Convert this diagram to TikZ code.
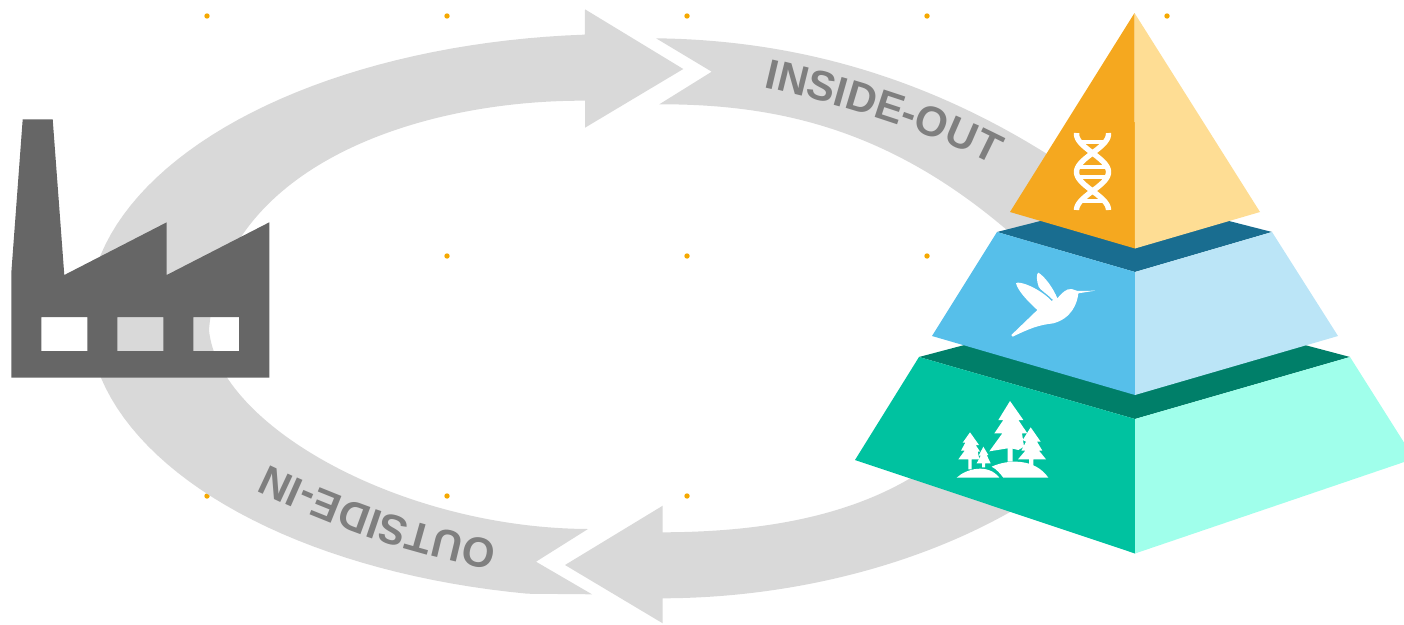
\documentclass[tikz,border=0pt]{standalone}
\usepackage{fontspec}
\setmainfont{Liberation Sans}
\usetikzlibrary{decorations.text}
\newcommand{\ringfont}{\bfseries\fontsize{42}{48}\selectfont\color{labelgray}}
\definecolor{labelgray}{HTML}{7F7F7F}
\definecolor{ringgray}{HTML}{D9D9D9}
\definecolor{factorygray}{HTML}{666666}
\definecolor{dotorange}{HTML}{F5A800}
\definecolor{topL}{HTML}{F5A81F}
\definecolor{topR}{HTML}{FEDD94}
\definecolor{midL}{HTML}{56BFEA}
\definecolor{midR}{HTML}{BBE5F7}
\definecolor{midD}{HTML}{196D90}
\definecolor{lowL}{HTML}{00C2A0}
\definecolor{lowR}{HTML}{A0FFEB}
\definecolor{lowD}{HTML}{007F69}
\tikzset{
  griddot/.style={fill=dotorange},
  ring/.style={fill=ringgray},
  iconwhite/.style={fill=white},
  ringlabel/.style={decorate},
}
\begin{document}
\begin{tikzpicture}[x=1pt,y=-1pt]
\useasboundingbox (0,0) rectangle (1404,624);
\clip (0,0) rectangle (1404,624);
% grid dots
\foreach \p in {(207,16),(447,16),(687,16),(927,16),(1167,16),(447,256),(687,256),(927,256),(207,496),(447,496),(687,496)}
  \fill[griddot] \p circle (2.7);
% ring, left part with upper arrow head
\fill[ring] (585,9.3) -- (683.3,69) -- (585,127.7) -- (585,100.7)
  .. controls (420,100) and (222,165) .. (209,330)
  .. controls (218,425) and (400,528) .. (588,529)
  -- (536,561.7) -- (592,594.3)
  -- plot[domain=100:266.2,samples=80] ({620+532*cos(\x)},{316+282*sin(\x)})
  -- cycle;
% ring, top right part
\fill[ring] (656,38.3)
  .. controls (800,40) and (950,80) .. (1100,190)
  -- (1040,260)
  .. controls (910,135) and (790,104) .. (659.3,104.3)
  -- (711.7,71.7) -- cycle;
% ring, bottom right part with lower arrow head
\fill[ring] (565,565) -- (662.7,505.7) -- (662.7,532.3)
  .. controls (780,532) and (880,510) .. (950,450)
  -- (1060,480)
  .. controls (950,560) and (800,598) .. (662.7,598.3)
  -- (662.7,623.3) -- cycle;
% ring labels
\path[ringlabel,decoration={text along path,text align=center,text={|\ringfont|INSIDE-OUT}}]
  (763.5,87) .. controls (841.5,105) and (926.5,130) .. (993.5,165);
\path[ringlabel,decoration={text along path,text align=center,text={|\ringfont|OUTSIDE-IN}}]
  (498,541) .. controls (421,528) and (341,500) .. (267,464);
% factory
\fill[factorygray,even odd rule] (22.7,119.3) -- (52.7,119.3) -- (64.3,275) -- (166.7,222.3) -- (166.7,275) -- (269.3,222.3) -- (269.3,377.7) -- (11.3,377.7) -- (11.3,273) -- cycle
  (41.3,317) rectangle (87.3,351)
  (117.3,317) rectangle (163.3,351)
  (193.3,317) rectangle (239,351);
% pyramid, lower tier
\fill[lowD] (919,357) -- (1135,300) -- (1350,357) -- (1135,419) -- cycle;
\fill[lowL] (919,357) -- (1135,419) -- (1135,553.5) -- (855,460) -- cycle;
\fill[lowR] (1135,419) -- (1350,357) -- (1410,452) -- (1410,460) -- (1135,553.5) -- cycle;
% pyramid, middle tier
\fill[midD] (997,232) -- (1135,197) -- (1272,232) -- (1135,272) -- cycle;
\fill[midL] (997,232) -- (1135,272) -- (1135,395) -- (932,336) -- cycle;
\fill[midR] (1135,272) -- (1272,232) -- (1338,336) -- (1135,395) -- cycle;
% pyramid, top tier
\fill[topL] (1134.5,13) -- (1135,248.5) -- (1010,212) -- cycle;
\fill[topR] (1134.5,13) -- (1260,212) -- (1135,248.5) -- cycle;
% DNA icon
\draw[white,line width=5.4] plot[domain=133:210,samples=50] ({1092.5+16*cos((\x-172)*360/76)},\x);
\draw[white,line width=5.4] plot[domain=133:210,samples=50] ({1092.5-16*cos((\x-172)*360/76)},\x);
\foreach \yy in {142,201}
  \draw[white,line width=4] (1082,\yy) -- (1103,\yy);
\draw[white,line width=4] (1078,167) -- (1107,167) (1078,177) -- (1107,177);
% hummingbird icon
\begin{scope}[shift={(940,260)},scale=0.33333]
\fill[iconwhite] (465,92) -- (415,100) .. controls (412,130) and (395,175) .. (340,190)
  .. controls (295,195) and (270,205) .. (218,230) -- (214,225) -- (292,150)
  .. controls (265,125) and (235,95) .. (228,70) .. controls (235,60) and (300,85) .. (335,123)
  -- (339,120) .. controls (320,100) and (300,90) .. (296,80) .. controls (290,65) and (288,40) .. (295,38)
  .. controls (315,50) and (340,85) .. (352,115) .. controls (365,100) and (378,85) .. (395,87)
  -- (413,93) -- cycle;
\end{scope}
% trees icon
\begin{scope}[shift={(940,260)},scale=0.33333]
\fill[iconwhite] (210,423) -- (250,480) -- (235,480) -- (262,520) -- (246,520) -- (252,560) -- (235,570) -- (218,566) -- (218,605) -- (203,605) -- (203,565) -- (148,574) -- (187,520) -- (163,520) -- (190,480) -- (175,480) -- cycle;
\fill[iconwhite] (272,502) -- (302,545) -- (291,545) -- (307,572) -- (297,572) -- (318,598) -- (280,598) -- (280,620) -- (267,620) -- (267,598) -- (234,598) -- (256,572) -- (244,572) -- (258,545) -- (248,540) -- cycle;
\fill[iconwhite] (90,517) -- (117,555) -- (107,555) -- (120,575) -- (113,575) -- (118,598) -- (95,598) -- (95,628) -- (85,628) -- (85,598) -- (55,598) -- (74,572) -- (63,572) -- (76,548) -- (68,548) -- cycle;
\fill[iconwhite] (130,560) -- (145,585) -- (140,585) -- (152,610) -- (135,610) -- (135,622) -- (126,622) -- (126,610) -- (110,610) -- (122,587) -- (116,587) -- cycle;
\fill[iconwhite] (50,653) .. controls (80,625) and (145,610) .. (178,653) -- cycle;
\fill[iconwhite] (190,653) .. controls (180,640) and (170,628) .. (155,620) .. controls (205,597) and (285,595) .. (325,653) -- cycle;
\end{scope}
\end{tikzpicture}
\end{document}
•••
## Problem
Restate the data above word for word. Skip every picture.

## Output of the task
Convert this diagram to TikZ code.
\documentclass[tikz,border=0pt]{standalone}
\usepackage{fontspec}
\setmainfont{Liberation Sans}
\usetikzlibrary{decorations.text}
\newcommand{\ringfont}{\bfseries\fontsize{42}{48}\selectfont\color{labelgray}}
\definecolor{labelgray}{HTML}{7F7F7F}
\definecolor{ringgray}{HTML}{D9D9D9}
\definecolor{factorygray}{HTML}{666666}
\definecolor{dotorange}{HTML}{F5A800}
\definecolor{topL}{HTML}{F5A81F}
\definecolor{topR}{HTML}{FEDD94}
\definecolor{midL}{HTML}{56BFEA}
\definecolor{midR}{HTML}{BBE5F7}
\definecolor{midD}{HTML}{196D90}
\definecolor{lowL}{HTML}{00C2A0}
\definecolor{lowR}{HTML}{A0FFEB}
\definecolor{lowD}{HTML}{007F69}
\tikzset{
  griddot/.style={fill=dotorange},
  ring/.style={fill=ringgray},
  iconwhite/.style={fill=white},
  ringlabel/.style={decorate},
}
\begin{document}
\begin{tikzpicture}[x=1pt,y=-1pt]
\useasboundingbox (0,0) rectangle (1404,624);
\clip (0,0) rectangle (1404,624);
% grid dots
\foreach \p in {(207,16),(447,16),(687,16),(927,16),(1167,16),(447,256),(687,256),(927,256),(207,496),(447,496),(687,496)}
  \fill[griddot] \p circle (2.7);
% ring, left part with upper arrow head
\fill[ring] (585,9.3) -- (683.3,69) -- (585,127.7) -- (585,100.7)
  .. controls (420,100) and (222,165) .. (209,330)
  .. controls (218,425) and (400,528) .. (588,529)
  -- (536,561.7) -- (592,594.3)
  -- plot[domain=100:266.2,samples=80] ({620+532*cos(\x)},{316+282*sin(\x)})
  -- cycle;
% ring, top right part
\fill[ring] (656,38.3)
  .. controls (800,40) and (950,80) .. (1100,190)
  -- (1040,260)
  .. controls (910,135) and (790,104) .. (659.3,104.3)
  -- (711.7,71.7) -- cycle;
% ring, bottom right part with lower arrow head
\fill[ring] (565,565) -- (662.7,505.7) -- (662.7,532.3)
  .. controls (780,532) and (880,510) .. (950,450)
  -- (1060,480)
  .. controls (950,560) and (800,598) .. (662.7,598.3)
  -- (662.7,623.3) -- cycle;
% ring labels
\path[ringlabel,decoration={text along path,text align=center,text={|\ringfont|INSIDE-OUT}}]
  (763.5,87) .. controls (841.5,105) and (926.5,130) .. (993.5,165);
\path[ringlabel,decoration={text along path,text align=center,text={|\ringfont|OUTSIDE-IN}}]
  (498,541) .. controls (421,528) and (341,500) .. (267,464);
% factory
\fill[factorygray,even odd rule] (22.7,119.3) -- (52.7,119.3) -- (64.3,275) -- (166.7,222.3) -- (166.7,275) -- (269.3,222.3) -- (269.3,377.7) -- (11.3,377.7) -- (11.3,273) -- cycle
  (41.3,317) rectangle (87.3,351)
  (117.3,317) rectangle (163.3,351)
  (193.3,317) rectangle (239,351);
% pyramid, lower tier
\fill[lowD] (919,357) -- (1135,300) -- (1350,357) -- (1135,419) -- cycle;
\fill[lowL] (919,357) -- (1135,419) -- (1135,553.5) -- (855,460) -- cycle;
\fill[lowR] (1135,419) -- (1350,357) -- (1410,452) -- (1410,460) -- (1135,553.5) -- cycle;
% pyramid, middle tier
\fill[midD] (997,232) -- (1135,197) -- (1272,232) -- (1135,272) -- cycle;
\fill[midL] (997,232) -- (1135,272) -- (1135,395) -- (932,336) -- cycle;
\fill[midR] (1135,272) -- (1272,232) -- (1338,336) -- (1135,395) -- cycle;
% pyramid, top tier
\fill[topL] (1134.5,13) -- (1135,248.5) -- (1010,212) -- cycle;
\fill[topR] (1134.5,13) -- (1260,212) -- (1135,248.5) -- cycle;
% DNA icon
\draw[white,line width=5.4] plot[domain=133:210,samples=50] ({1092.5+16*cos((\x-172)*360/76)},\x);
\draw[white,line width=5.4] plot[domain=133:210,samples=50] ({1092.5-16*cos((\x-172)*360/76)},\x);
\foreach \yy in {142,201}
  \draw[white,line width=4] (1082,\yy) -- (1103,\yy);
\draw[white,line width=4] (1078,167) -- (1107,167) (1078,177) -- (1107,177);
% hummingbird icon
\begin{scope}[shift={(940,260)},scale=0.33333]
\fill[iconwhite] (465,92) -- (415,100) .. controls (412,130) and (395,175) .. (340,190)
  .. controls (295,195) and (270,205) .. (218,230) -- (214,225) -- (292,150)
  .. controls (265,125) and (235,95) .. (228,70) .. controls (235,60) and (300,85) .. (335,123)
  -- (339,120) .. controls (320,100) and (300,90) .. (296,80) .. controls (290,65) and (288,40) .. (295,38)
  .. controls (315,50) and (340,85) .. (352,115) .. controls (365,100) and (378,85) .. (395,87)
  -- (413,93) -- cycle;
\end{scope}
% trees icon
\begin{scope}[shift={(940,260)},scale=0.33333]
\fill[iconwhite] (210,423) -- (250,480) -- (235,480) -- (262,520) -- (246,520) -- (252,560) -- (235,570) -- (218,566) -- (218,605) -- (203,605) -- (203,565) -- (148,574) -- (187,520) -- (163,520) -- (190,480) -- (175,480) -- cycle;
\fill[iconwhite] (272,502) -- (302,545) -- (291,545) -- (307,572) -- (297,572) -- (318,598) -- (280,598) -- (280,620) -- (267,620) -- (267,598) -- (234,598) -- (256,572) -- (244,572) -- (258,545) -- (248,540) -- cycle;
\fill[iconwhite] (90,517) -- (117,555) -- (107,555) -- (120,575) -- (113,575) -- (118,598) -- (95,598) -- (95,628) -- (85,628) -- (85,598) -- (55,598) -- (74,572) -- (63,572) -- (76,548) -- (68,548) -- cycle;
\fill[iconwhite] (130,560) -- (145,585) -- (140,585) -- (152,610) -- (135,610) -- (135,622) -- (126,622) -- (126,610) -- (110,610) -- (122,587) -- (116,587) -- cycle;
\fill[iconwhite] (50,653) .. controls (80,625) and (145,610) .. (178,653) -- cycle;
\fill[iconwhite] (190,653) .. controls (180,640) and (170,628) .. (155,620) .. controls (205,597) and (285,595) .. (325,653) -- cycle;
\end{scope}
\end{tikzpicture}
\end{document}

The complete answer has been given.